■ Exercise task
Exactly the lines between the line containing "Output the Python" and the line containing "from bokeh.resources import INLINE", together with those two lines, are to be output.

■ Records provided

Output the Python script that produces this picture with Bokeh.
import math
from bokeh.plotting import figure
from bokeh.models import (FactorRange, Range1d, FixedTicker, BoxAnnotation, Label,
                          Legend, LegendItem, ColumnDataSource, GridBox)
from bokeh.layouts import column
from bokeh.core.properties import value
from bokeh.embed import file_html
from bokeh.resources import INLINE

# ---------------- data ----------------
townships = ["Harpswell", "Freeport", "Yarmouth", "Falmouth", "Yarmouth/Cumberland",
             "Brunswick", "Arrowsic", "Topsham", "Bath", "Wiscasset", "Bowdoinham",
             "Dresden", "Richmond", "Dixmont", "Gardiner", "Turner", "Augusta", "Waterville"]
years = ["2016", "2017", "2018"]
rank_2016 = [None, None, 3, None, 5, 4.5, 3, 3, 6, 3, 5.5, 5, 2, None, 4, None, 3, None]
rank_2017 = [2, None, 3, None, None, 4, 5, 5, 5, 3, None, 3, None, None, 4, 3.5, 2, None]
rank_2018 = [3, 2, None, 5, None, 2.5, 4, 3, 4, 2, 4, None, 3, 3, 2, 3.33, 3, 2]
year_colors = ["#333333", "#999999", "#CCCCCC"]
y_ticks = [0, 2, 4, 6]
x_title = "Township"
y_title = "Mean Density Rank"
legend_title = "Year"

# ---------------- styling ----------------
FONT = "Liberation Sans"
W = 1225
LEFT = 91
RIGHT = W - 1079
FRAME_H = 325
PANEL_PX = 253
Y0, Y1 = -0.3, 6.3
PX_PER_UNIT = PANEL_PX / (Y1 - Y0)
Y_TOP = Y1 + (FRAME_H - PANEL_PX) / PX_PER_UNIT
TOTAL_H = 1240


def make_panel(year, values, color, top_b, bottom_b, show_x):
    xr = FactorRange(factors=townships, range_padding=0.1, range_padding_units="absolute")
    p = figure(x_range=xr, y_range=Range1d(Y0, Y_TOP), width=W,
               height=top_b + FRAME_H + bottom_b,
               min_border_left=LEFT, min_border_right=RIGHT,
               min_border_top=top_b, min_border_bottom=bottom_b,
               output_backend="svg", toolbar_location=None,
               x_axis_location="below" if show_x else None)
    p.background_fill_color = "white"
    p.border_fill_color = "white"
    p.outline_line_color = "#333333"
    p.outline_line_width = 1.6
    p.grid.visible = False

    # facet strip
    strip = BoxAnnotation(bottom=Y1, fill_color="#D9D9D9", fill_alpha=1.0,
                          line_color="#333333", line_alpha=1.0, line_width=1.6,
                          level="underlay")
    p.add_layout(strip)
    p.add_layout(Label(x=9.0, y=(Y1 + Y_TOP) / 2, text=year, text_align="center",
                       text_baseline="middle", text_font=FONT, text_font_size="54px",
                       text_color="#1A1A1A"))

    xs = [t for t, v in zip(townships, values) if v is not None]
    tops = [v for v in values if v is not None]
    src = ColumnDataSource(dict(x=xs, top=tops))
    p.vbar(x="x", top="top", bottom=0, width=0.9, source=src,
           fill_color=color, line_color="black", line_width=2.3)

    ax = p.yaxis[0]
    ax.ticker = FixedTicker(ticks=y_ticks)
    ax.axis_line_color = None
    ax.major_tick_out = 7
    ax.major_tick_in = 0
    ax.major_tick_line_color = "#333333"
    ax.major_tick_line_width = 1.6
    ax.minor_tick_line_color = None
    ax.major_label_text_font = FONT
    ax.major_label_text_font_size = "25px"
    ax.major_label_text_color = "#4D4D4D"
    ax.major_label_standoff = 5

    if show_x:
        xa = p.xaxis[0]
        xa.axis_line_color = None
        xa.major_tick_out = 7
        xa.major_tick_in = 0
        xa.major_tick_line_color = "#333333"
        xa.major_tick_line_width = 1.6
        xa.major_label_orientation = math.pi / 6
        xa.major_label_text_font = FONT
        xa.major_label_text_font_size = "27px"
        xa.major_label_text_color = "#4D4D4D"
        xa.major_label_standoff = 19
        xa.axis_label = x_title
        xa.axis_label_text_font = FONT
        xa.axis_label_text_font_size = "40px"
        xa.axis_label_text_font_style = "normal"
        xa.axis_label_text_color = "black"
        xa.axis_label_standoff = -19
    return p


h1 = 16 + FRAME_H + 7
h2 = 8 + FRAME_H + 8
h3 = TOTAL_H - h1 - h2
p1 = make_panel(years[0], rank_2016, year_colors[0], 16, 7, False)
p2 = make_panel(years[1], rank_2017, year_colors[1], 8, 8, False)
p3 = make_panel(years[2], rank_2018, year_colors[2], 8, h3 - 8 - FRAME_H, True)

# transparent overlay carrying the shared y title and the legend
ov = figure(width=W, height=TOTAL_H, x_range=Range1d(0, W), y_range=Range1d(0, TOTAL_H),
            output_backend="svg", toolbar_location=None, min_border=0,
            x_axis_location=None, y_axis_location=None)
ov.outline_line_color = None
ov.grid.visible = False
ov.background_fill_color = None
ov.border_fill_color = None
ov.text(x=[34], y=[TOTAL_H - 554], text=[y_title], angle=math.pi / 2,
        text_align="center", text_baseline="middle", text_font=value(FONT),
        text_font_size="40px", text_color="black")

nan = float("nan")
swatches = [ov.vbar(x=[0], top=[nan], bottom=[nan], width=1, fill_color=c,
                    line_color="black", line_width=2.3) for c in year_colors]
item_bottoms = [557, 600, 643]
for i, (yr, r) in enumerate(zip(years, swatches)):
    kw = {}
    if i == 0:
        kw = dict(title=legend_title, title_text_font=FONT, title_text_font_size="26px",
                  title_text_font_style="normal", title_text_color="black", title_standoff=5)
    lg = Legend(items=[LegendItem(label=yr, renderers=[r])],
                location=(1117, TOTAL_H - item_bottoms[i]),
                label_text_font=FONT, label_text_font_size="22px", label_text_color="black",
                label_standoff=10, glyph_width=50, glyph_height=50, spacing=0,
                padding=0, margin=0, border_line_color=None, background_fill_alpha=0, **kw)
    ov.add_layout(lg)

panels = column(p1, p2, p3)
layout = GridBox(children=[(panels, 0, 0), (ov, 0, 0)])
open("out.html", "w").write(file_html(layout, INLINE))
---
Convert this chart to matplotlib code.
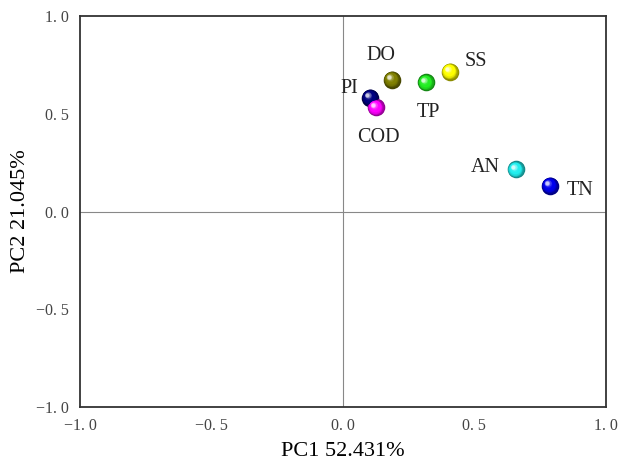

■ Exercise output
Output the Python script that produces this picture with Bokeh.
import math
from bokeh.plotting import figure
from bokeh.models import (FactorRange, Range1d, FixedTicker, BoxAnnotation, Label,
                          Legend, LegendItem, ColumnDataSource, GridBox)
from bokeh.layouts import column
from bokeh.core.properties import value
from bokeh.embed import file_html
from bokeh.resources import INLINE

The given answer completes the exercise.